Все причуды воображения, все то, что называли тайнами палитры в эпоху, когда таинственность была одной из прелестей живописи, ныне уступают место любви к безусловной и буквальной правде. Фотографическая точность в изображении тел, фотографический этюд с эффектами света изменили многое в манере видеть, чувствовать и писать. В настоящее время ни одна картина никогда не кажется достаточно ясной, четкой, точной и резкой. Кажется, что механическое воспроизведение действительности стало теперь последним словом опыта и знания, а сущность таланта сводится к соревнованию с механизмом в точности, определенности и силе имитации. Всякое вмешательство личной восприимчивости считается излишним. То, что создавалось воображением, признается искусственным, а всякая искусственность, я хочу сказать, всякая условность, изгоняется из искусства, которое есть само по себе условность. Отсюда споры, в которых копиисты натуры подавляют своим числом. Существуют даже обидные словечки для обозначения противоположных методов. Их называют «старой игрой», подразумевая устарелую, бестолковую и отжившую манеру воспринимать природу, внося в нее нечто от себя. Выбор сюжетов, рисунок, гамма красок — все подчиняется этой безличной манере видеть и писать. Мы так далеки теперь от старых привычек сорокалетней давности, когда асфальт лился потоками на палитру художников-романтиков и считался вспомогательной краской для выражения идеального.
Есть время года и место, где эти новые направления заявляют о себе с большим шумом, — это наши весенние выставки. Если вы хоть немного в курсе последних новинок, вы сразу же заметите, что новейшая живопись стремится поразить глаз резко очерченными, буквальными изображениями, легко опознаваемыми в силу их верности натуре, освобожденными от всякой искусственности, и дать нам точно те же впечатления, как то, что мы можем увидеть на улице. И публика охотно приветствует это искусство, с такой верностью передающее ее костюмы, лица, привычки, вкусы, склонности, самый ее дух. А историческая живопись? — спросите вы меня. Прежде всего, можно ли быть уверенным в том, что при нынешнем положении вещей историческая школа все еще существует? И потом, если это старорежимное определение все же применяется до сих пор к традициям, которые блестяще защищают, но очень мало продолжают, то не думайте, что историческая живопись ускользает от слияния жанров и противится искушению влиться в общий поток. Некоторые художники еще колеблются, сомневаются, но в конце концов тоже бросаются в него. Проследите из года в год совершающиеся изменения и, не углубляясь в сущность картин, обратите внимание лишь на их колорит. Если из темного он становится светлым, из черного — белым, из мягкого — жестким, если из глубины он словно всплывает на поверхность, если насыщенные маслом краски уступают место матовым, а светотень — приемам японской цветной гравюры, — то этого уже вполне достаточно, чтобы понять, что совершился всеобщий перелом в сознании и что в мастерские хлынул свет с улицы. Если бы я не был крайне осторожен в моем анализе, я высказался бы яснее и показал бы вам воочию те истины, которые нельзя оспаривать.

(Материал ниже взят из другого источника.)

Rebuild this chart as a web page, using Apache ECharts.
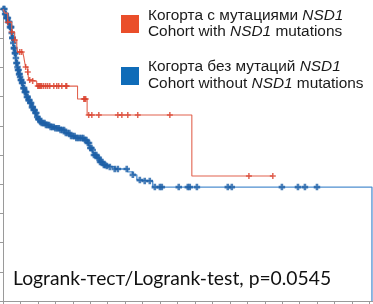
<!DOCTYPE html>
<html><head><meta charset="utf-8">
<script src="https://cdn.jsdelivr.net/npm/echarts@6/dist/echarts.min.js"></script>
<style>html,body{margin:0;padding:0;background:#fff}#c{width:373px;height:304px}</style>
</head><body><div id="c"></div>
<script>
// Tick positions
const xTicks = [0,1,2,3,4,5,6,7,8,9,10,11,12,13,14,15,16,17,18,19,20,21];
const yTicks = [0,0.1,0.2,0.3,0.4,0.5,0.6,0.7,0.8,0.9,1.0];

// Cohort without NSD1 mutations (blue) - KM step points
const blueTimes = [0,0.10,0.19,0.30,0.38,0.48,0.53,0.57,0.61,0.67,0.73,0.77,0.81,0.86,0.90,0.96,1.01,1.06,1.15,1.24,1.34,1.42,1.53,1.65,1.72,1.82,1.92,1.99,2.10,2.22,2.39,2.68,2.96,3.25,3.54,3.82,4.11,4.68,4.86,4.97,5.09,5.20,5.37,5.54,5.72,5.95,6.12,6.40,7.15,7.44,7.67,7.95,8.58,21.14,21.14];
const blueSurv  = [1.0,0.983,0.969,0.955,0.938,0.918,0.901,0.884,0.866,0.849,0.832,0.815,0.801,0.791,0.777,0.767,0.757,0.747,0.729,0.716,0.699,0.688,0.678,0.664,0.654,0.644,0.630,0.623,0.613,0.610,0.603,0.596,0.592,0.586,0.575,0.565,0.558,0.551,0.541,0.524,0.517,0.500,0.490,0.476,0.466,0.462,0.459,0.452,0.442,0.432,0.414,0.411,0.390,0.390,0.0];
const blueCensor = [0.03,0.08,0.12,0.16,0.20,0.24,0.28,0.32,0.36,0.40,0.44,0.47,0.50,0.53,0.56,0.59,0.62,0.65,0.68,0.71,0.74,0.77,0.80,0.83,0.86,0.89,0.92,0.95,0.98,1.02,1.05,1.09,1.13,1.17,1.21,1.25,1.29,1.33,1.37,1.41,1.46,1.51,1.56,1.61,1.66,1.71,1.76,1.81,1.86,1.91,1.96,2.02,2.08,2.15,2.22,2.30,2.38,2.46,2.55,2.64,2.73,2.82,2.91,3.00,3.10,3.20,3.30,3.40,3.50,3.60,3.70,3.80,3.90,4.00,4.10,4.20,4.30,4.40,4.50,4.60,4.70,4.78,4.86,4.93,5.00,5.07,5.14,5.21,5.28,5.35,5.42,5.49,5.56,5.63,5.70,5.78,5.86,5.95,6.12,6.40,6.58,7.09,7.44,7.84,8.12,8.41,8.70,8.99,9.10,10.07,10.59,10.70,11.11,12.88,13.11,15.98,16.90,17.30,17.99];

// Cohort with NSD1 mutations (red)
const redTimes = [0,0.10,0.27,0.50,0.67,0.79,0.84,1.13,1.19,1.24,1.30,1.42,1.47,1.65,1.93,4.27,4.82,10.82,15.46];
const redSurv  = [1.0,0.986,0.955,0.921,0.894,0.870,0.853,0.849,0.836,0.818,0.801,0.784,0.757,0.753,0.736,0.692,0.637,0.428,0.428];
const redCensor = [0.27,0.50,0.67,0.96,1.07,1.30,1.42,1.53,1.70,1.99,2.05,2.10,2.16,2.22,2.33,2.45,2.56,2.68,2.91,3.08,3.19,3.37,3.60,3.65,4.63,4.68,4.74,4.91,5.09,5.49,6.58,6.81,7.15,7.72,9.56,14.09,15.46];

const legendLabels = [
  ['Когорта с мутациями ', 'NSD1', ''],
  ['Cohort with ', 'NSD1', ' mutations'],
  ['Когорта без мутаций ', 'NSD1', ''],
  ['Cohort without ', 'NSD1', ' mutations']
];
const testText = 'Logrank-тест/Logrank-test, p=0.0545';

function survAt(times, surv, t) {
  let s = surv[0];
  for (let i = 0; i < times.length; i++) {
    if (times[i] <= t + 1e-9) { if (surv[i] > 0) s = surv[i]; } else break;
  }
  return s;
}
const pair = (a, b) => a.map((v, i) => [v, b[i]]);
const plusThin = 'path://M3,0H5V3H8V5H5V8H3V5H0V3H3Z';
const plusThick = 'path://M2.4,0H5.6V2.4H8V5.6H5.6V8H2.4V5.6H0V2.4H2.4Z';

const chart = echarts.init(document.getElementById('c'), null, {renderer: 'canvas'});
const txtStyle = (row, y) => ({
  type: 'text', left: 148, top: y,
  style: {
    text: '{n|' + row[0] + '}{i|' + row[1] + '}{n|' + row[2] + '}',
    rich: {
      n: {fontFamily: 'Liberation Sans', fontSize: 15.4, fill: '#1a1a1a'},
      i: {fontFamily: 'Liberation Sans', fontSize: 15.4, fontStyle: 'italic', fill: '#1a1a1a'}
    }
  }
});
chart.setOption({
  animation: false,
  grid: {left: 3, right: 0, top: 9, bottom: 3, containLabel: false},
  xAxis: {
    type: 'value', min: 0, max: 21.2,
    axisLine: {show: true, lineStyle: {color: '#9a9a9a', width: 1}},
    axisTick: {show: true, inside: false, length: 3, customValues: xTicks, lineStyle: {color: '#9a9a9a'}},
    axisLabel: {show: false},
    splitLine: {show: false}
  },
  yAxis: {
    type: 'value', min: 0, max: 1, interval: 0.1,
    axisLine: {show: true, lineStyle: {color: '#9a9a9a', width: 1}},
    axisTick: {show: true, inside: false, length: 3, customValues: yTicks, lineStyle: {color: '#9a9a9a'}},
    axisLabel: {show: false},
    splitLine: {show: false}
  },
  series: [
    {type: 'line', step: 'end', data: pair(blueTimes, blueSurv), showSymbol: false,
     lineStyle: {color: '#4f8fd0', width: 1.3}, z: 2},
    {type: 'scatter', data: blueCensor.map(t => [t, survAt(blueTimes, blueSurv, t)]),
     symbol: plusThick, symbolSize: 6.5, itemStyle: {color: '#1d5fa6'}, z: 3},
    {type: 'line', step: 'end', data: pair(redTimes, redSurv), showSymbol: false,
     lineStyle: {color: '#e2634f', width: 1.1}, z: 4},
    {type: 'scatter', data: redCensor.map(t => [t, survAt(redTimes, redSurv, t)]),
     symbol: plusThin, symbolSize: 6, itemStyle: {color: '#d9402c'}, z: 5}
  ],
  graphic: [
    {type: 'rect', shape: {x: 121, y: 15, width: 18, height: 18}, style: {fill: '#ea4e2a'}},
    {type: 'rect', shape: {x: 121, y: 67, width: 18, height: 18}, style: {fill: '#0f6cb8'}},
    txtStyle(legendLabels[0], 8),
    txtStyle(legendLabels[1], 24.5),
    txtStyle(legendLabels[2], 59.5),
    txtStyle(legendLabels[3], 76),
    {type: 'text', left: 13, top: 269,
     style: {text: testText, fontFamily: 'Lato', fontSize: 19.3, fill: '#111'}}
  ]
});
</script></body></html>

Отсюда я прихожу к заключению, что пейзаж всегда — и находясь еще в тени и став областью профессиональных исканий — вторгался решительно всюду, и примечательно, что, еще не найдя своей собственной формулы, он ниспроверг другие формулы, привел в смущение многие светлые умы и погубил несколько талантов. Тем не менее, справедливо, что все работают только над ним, что все предпринятые в этой области попытки пошли ему на пользу; чтобы искупить зло, причиненное им живописи в целом, можно только пожелать, чтобы пейзаж, по крайней мере, извлек из этого выгоду для себя.
И все же среди меняющихся модных течений тянется как бы одна непрерывная нить искусства. Пробегая залы наших выставок, вы можете заметить кое-где картины, приковывающие внимание своей полнотой, значительностью, мощью цветовой гаммы, истолкованием эффектов и предметов, в котором почти чувствуется палитра больтого мастера. В них нет ни фигур, ни каких-либо прикрас. Они даже совершенно лишены изящества; но зато в них есть сила замысла, глубокий и приглушенный колорит, густые и богатые краски. Под намеренной небрежностью, под несколько шокирующей грубостью ремесла в них скрывается иногда большая чуткость глаза и руки. Художник, о котором я говорю и чье имя я с удовольствием назвал бы, соединяет в себе истинную любовь к сельскому ландшафту и не менее очевидную любовь к старой живописи и лучшим мастерам. Об этом в равной мере свидетельствуют его картины, офорты и рисунки. Не он ли является тем звеном, которое еще соединяет нас с нидерландскими школами? Во всяком случае, это единственный уголок современной французской живописи, где еще можно предполагать их влияние.